-- PROVIDED MATERIAL --
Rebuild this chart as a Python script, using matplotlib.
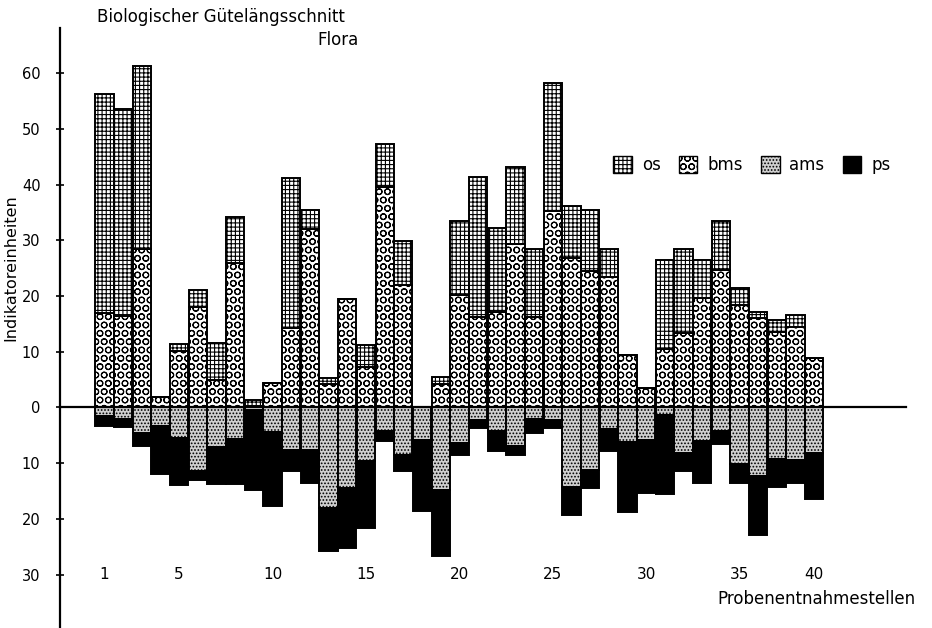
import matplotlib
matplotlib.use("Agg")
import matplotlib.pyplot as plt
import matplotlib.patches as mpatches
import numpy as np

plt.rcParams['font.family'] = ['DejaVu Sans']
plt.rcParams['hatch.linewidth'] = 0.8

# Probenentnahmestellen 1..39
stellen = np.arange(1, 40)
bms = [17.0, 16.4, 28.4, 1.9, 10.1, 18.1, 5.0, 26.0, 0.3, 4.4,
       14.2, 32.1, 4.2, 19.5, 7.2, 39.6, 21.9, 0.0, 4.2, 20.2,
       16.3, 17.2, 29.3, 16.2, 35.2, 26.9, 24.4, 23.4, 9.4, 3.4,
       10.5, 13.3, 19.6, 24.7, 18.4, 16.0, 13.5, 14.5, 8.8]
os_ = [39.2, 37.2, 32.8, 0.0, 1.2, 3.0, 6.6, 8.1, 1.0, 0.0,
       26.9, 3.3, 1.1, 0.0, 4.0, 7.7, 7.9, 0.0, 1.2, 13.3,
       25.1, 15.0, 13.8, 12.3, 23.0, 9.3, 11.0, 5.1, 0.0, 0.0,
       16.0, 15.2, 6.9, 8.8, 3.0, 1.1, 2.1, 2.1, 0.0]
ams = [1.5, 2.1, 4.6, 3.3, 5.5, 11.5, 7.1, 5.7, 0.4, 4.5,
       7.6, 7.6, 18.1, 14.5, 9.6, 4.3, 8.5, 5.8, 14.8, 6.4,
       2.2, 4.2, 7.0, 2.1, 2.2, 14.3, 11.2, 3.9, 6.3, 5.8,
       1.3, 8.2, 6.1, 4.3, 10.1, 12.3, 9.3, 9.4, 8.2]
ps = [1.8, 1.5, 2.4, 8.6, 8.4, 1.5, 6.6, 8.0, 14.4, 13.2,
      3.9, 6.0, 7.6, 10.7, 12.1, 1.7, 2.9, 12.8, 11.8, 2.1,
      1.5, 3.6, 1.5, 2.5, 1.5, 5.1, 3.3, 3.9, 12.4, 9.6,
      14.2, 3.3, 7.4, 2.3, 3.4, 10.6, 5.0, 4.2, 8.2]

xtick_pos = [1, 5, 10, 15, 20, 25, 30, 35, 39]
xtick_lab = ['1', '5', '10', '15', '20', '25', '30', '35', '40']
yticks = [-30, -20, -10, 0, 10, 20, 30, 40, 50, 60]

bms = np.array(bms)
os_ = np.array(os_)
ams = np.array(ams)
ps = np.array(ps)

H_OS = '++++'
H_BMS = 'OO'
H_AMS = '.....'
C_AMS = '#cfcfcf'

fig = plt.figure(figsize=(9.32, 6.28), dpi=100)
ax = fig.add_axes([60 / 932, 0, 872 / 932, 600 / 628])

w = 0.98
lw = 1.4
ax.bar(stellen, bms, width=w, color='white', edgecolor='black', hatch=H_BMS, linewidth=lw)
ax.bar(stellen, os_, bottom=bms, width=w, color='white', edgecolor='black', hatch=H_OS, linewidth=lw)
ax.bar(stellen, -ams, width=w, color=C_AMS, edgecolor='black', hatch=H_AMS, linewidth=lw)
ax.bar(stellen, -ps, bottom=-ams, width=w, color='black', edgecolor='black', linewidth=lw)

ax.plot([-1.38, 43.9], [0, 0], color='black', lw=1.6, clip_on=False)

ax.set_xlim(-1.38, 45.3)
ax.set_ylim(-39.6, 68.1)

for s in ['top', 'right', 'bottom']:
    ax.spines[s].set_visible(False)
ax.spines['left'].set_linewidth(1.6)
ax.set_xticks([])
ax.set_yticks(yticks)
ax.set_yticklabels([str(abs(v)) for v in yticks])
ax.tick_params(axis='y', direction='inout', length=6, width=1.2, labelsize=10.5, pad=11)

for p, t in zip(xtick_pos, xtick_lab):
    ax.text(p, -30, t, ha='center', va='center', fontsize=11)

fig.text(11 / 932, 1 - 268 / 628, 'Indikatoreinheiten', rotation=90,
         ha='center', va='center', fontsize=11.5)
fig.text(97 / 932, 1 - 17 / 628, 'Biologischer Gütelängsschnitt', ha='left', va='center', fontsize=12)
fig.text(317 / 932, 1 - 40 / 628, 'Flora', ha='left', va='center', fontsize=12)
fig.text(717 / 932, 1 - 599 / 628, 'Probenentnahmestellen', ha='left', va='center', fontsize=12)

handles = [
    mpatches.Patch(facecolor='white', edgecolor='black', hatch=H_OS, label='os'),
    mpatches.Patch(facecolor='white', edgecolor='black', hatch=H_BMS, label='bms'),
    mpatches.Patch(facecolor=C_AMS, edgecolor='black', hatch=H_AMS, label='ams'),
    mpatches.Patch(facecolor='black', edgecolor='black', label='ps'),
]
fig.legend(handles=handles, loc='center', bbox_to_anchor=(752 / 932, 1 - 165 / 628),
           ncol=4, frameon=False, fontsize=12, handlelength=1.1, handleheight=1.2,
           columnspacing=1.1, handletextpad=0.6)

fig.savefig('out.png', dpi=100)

-- GIVEN REQUEST --
Write the material out again exactly as it appears, dropping the pictures.

-- THE RESULT --
Rebuild this chart as a Python script, using matplotlib.
import matplotlib
matplotlib.use("Agg")
import matplotlib.pyplot as plt
import matplotlib.patches as mpatches
import numpy as np

plt.rcParams['font.family'] = ['DejaVu Sans']
plt.rcParams['hatch.linewidth'] = 0.8

# Probenentnahmestellen 1..39
stellen = np.arange(1, 40)
bms = [17.0, 16.4, 28.4, 1.9, 10.1, 18.1, 5.0, 26.0, 0.3, 4.4,
       14.2, 32.1, 4.2, 19.5, 7.2, 39.6, 21.9, 0.0, 4.2, 20.2,
       16.3, 17.2, 29.3, 16.2, 35.2, 26.9, 24.4, 23.4, 9.4, 3.4,
       10.5, 13.3, 19.6, 24.7, 18.4, 16.0, 13.5, 14.5, 8.8]
os_ = [39.2, 37.2, 32.8, 0.0, 1.2, 3.0, 6.6, 8.1, 1.0, 0.0,
       26.9, 3.3, 1.1, 0.0, 4.0, 7.7, 7.9, 0.0, 1.2, 13.3,
       25.1, 15.0, 13.8, 12.3, 23.0, 9.3, 11.0, 5.1, 0.0, 0.0,
       16.0, 15.2, 6.9, 8.8, 3.0, 1.1, 2.1, 2.1, 0.0]
ams = [1.5, 2.1, 4.6, 3.3, 5.5, 11.5, 7.1, 5.7, 0.4, 4.5,
       7.6, 7.6, 18.1, 14.5, 9.6, 4.3, 8.5, 5.8, 14.8, 6.4,
       2.2, 4.2, 7.0, 2.1, 2.2, 14.3, 11.2, 3.9, 6.3, 5.8,
       1.3, 8.2, 6.1, 4.3, 10.1, 12.3, 9.3, 9.4, 8.2]
ps = [1.8, 1.5, 2.4, 8.6, 8.4, 1.5, 6.6, 8.0, 14.4, 13.2,
      3.9, 6.0, 7.6, 10.7, 12.1, 1.7, 2.9, 12.8, 11.8, 2.1,
      1.5, 3.6, 1.5, 2.5, 1.5, 5.1, 3.3, 3.9, 12.4, 9.6,
      14.2, 3.3, 7.4, 2.3, 3.4, 10.6, 5.0, 4.2, 8.2]

xtick_pos = [1, 5, 10, 15, 20, 25, 30, 35, 39]
xtick_lab = ['1', '5', '10', '15', '20', '25', '30', '35', '40']
yticks = [-30, -20, -10, 0, 10, 20, 30, 40, 50, 60]

bms = np.array(bms)
os_ = np.array(os_)
ams = np.array(ams)
ps = np.array(ps)

H_OS = '++++'
H_BMS = 'OO'
H_AMS = '.....'
C_AMS = '#cfcfcf'

fig = plt.figure(figsize=(9.32, 6.28), dpi=100)
ax = fig.add_axes([60 / 932, 0, 872 / 932, 600 / 628])

w = 0.98
lw = 1.4
ax.bar(stellen, bms, width=w, color='white', edgecolor='black', hatch=H_BMS, linewidth=lw)
ax.bar(stellen, os_, bottom=bms, width=w, color='white', edgecolor='black', hatch=H_OS, linewidth=lw)
ax.bar(stellen, -ams, width=w, color=C_AMS, edgecolor='black', hatch=H_AMS, linewidth=lw)
ax.bar(stellen, -ps, bottom=-ams, width=w, color='black', edgecolor='black', linewidth=lw)

ax.plot([-1.38, 43.9], [0, 0], color='black', lw=1.6, clip_on=False)

ax.set_xlim(-1.38, 45.3)
ax.set_ylim(-39.6, 68.1)

for s in ['top', 'right', 'bottom']:
    ax.spines[s].set_visible(False)
ax.spines['left'].set_linewidth(1.6)
ax.set_xticks([])
ax.set_yticks(yticks)
ax.set_yticklabels([str(abs(v)) for v in yticks])
ax.tick_params(axis='y', direction='inout', length=6, width=1.2, labelsize=10.5, pad=11)

for p, t in zip(xtick_pos, xtick_lab):
    ax.text(p, -30, t, ha='center', va='center', fontsize=11)

fig.text(11 / 932, 1 - 268 / 628, 'Indikatoreinheiten', rotation=90,
         ha='center', va='center', fontsize=11.5)
fig.text(97 / 932, 1 - 17 / 628, 'Biologischer Gütelängsschnitt', ha='left', va='center', fontsize=12)
fig.text(317 / 932, 1 - 40 / 628, 'Flora', ha='left', va='center', fontsize=12)
fig.text(717 / 932, 1 - 599 / 628, 'Probenentnahmestellen', ha='left', va='center', fontsize=12)

handles = [
    mpatches.Patch(facecolor='white', edgecolor='black', hatch=H_OS, label='os'),
    mpatches.Patch(facecolor='white', edgecolor='black', hatch=H_BMS, label='bms'),
    mpatches.Patch(facecolor=C_AMS, edgecolor='black', hatch=H_AMS, label='ams'),
    mpatches.Patch(facecolor='black', edgecolor='black', label='ps'),
]
fig.legend(handles=handles, loc='center', bbox_to_anchor=(752 / 932, 1 - 165 / 628),
           ncol=4, frameon=False, fontsize=12, handlelength=1.1, handleheight=1.2,
           columnspacing=1.1, handletextpad=0.6)

fig.savefig('out.png', dpi=100)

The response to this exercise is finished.